--- Start Data ---

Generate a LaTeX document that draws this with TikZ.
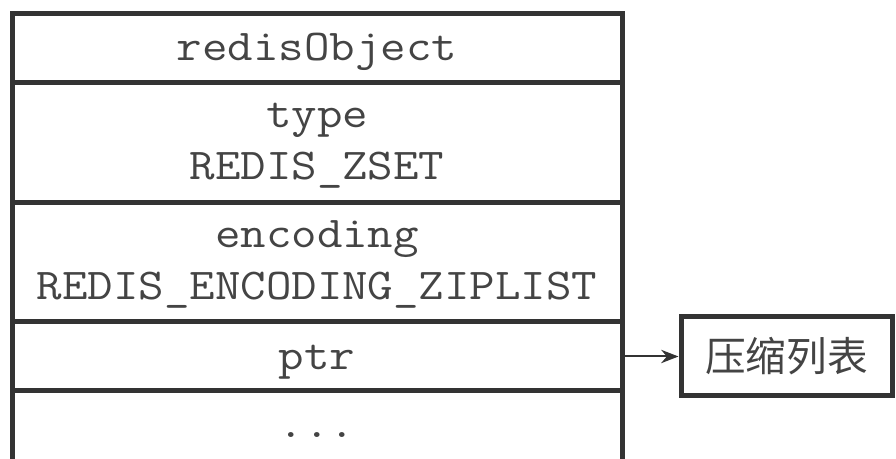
\documentclass[tikz,border=0pt]{standalone}
\usepackage{fontspec}
\setmonofont[FakeStretch=1.125]{Latin Modern Mono}
\newfontfamily\cjk{Noto Sans CJK SC}
\usetikzlibrary{arrows.meta}
\definecolor{lineclr}{HTML}{333333}
\definecolor{txtclr}{HTML}{444444}
\tikzset{
  cell/.style={draw=lineclr, line width=3.75pt, rectangle, inner sep=0pt, minimum width=457.5pt},
  lbl/.style={anchor=base, inner sep=0pt, text=txtclr, font=\ttfamily\fontsize{33}{38}\selectfont},
  zipbox/.style={draw=lineclr, line width=3.75pt, rectangle, inner sep=0pt, minimum width=158.25pt, minimum height=59.25pt,
     text=txtclr, font=\cjk\fontsize{30.5}{34}\selectfont},
  ptrarrow/.style={draw=lineclr, line width=1.5pt, -{Stealth[length=13pt,width=10pt]}}
}
\begin{document}
\begin{tikzpicture}[x=0.75pt,y=-0.75pt]
\useasboundingbox (0,0) rectangle (896,459);
\node[cell, minimum height=52.125pt] (c1) at (317,48.25) {};
\node[cell, minimum height=90pt] (c2) at (317,143) {};
\node[cell, minimum height=89.25pt] (c3) at (317,262.5) {};
\node[cell, minimum height=51.75pt] (c4) at (317,356.5) {};
\node[cell, minimum height=59.25pt] (c5) at (317,430.5) {};
\node[lbl] (t1) at (317,61) {redisObject};
\node[lbl] (t2a) at (317,128) {type};
\node[lbl] (t2b) at (317,180) {REDIS\_ZSET};
\node[lbl] (t3a) at (317,248) {encoding};
\node[lbl] (t3b) at (317,300) {REDIS\_ENCODING\_ZIPLIST};
\node[lbl] (t4) at (317,369.5) {ptr};
\node[lbl] (t5) at (317,437) {...};
\node[zipbox] (zip) at (786.5,356.5) {压缩列表};
\draw[ptrarrow] (c4.east) -- (zip.west);
\end{tikzpicture}
\end{document}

--- End Data ---

§ **Stated exercise**:
From the listing, extract all text exactly as given and drop any picture.

§ **Output of the task**:
Generate a LaTeX document that draws this with TikZ.
\documentclass[tikz,border=0pt]{standalone}
\usepackage{fontspec}
\setmonofont[FakeStretch=1.125]{Latin Modern Mono}
\newfontfamily\cjk{Noto Sans CJK SC}
\usetikzlibrary{arrows.meta}
\definecolor{lineclr}{HTML}{333333}
\definecolor{txtclr}{HTML}{444444}
\tikzset{
  cell/.style={draw=lineclr, line width=3.75pt, rectangle, inner sep=0pt, minimum width=457.5pt},
  lbl/.style={anchor=base, inner sep=0pt, text=txtclr, font=\ttfamily\fontsize{33}{38}\selectfont},
  zipbox/.style={draw=lineclr, line width=3.75pt, rectangle, inner sep=0pt, minimum width=158.25pt, minimum height=59.25pt,
     text=txtclr, font=\cjk\fontsize{30.5}{34}\selectfont},
  ptrarrow/.style={draw=lineclr, line width=1.5pt, -{Stealth[length=13pt,width=10pt]}}
}
\begin{document}
\begin{tikzpicture}[x=0.75pt,y=-0.75pt]
\useasboundingbox (0,0) rectangle (896,459);
\node[cell, minimum height=52.125pt] (c1) at (317,48.25) {};
\node[cell, minimum height=90pt] (c2) at (317,143) {};
\node[cell, minimum height=89.25pt] (c3) at (317,262.5) {};
\node[cell, minimum height=51.75pt] (c4) at (317,356.5) {};
\node[cell, minimum height=59.25pt] (c5) at (317,430.5) {};
\node[lbl] (t1) at (317,61) {redisObject};
\node[lbl] (t2a) at (317,128) {type};
\node[lbl] (t2b) at (317,180) {REDIS\_ZSET};
\node[lbl] (t3a) at (317,248) {encoding};
\node[lbl] (t3b) at (317,300) {REDIS\_ENCODING\_ZIPLIST};
\node[lbl] (t4) at (317,369.5) {ptr};
\node[lbl] (t5) at (317,437) {...};
\node[zipbox] (zip) at (786.5,356.5) {压缩列表};
\draw[ptrarrow] (c4.east) -- (zip.west);
\end{tikzpicture}
\end{document}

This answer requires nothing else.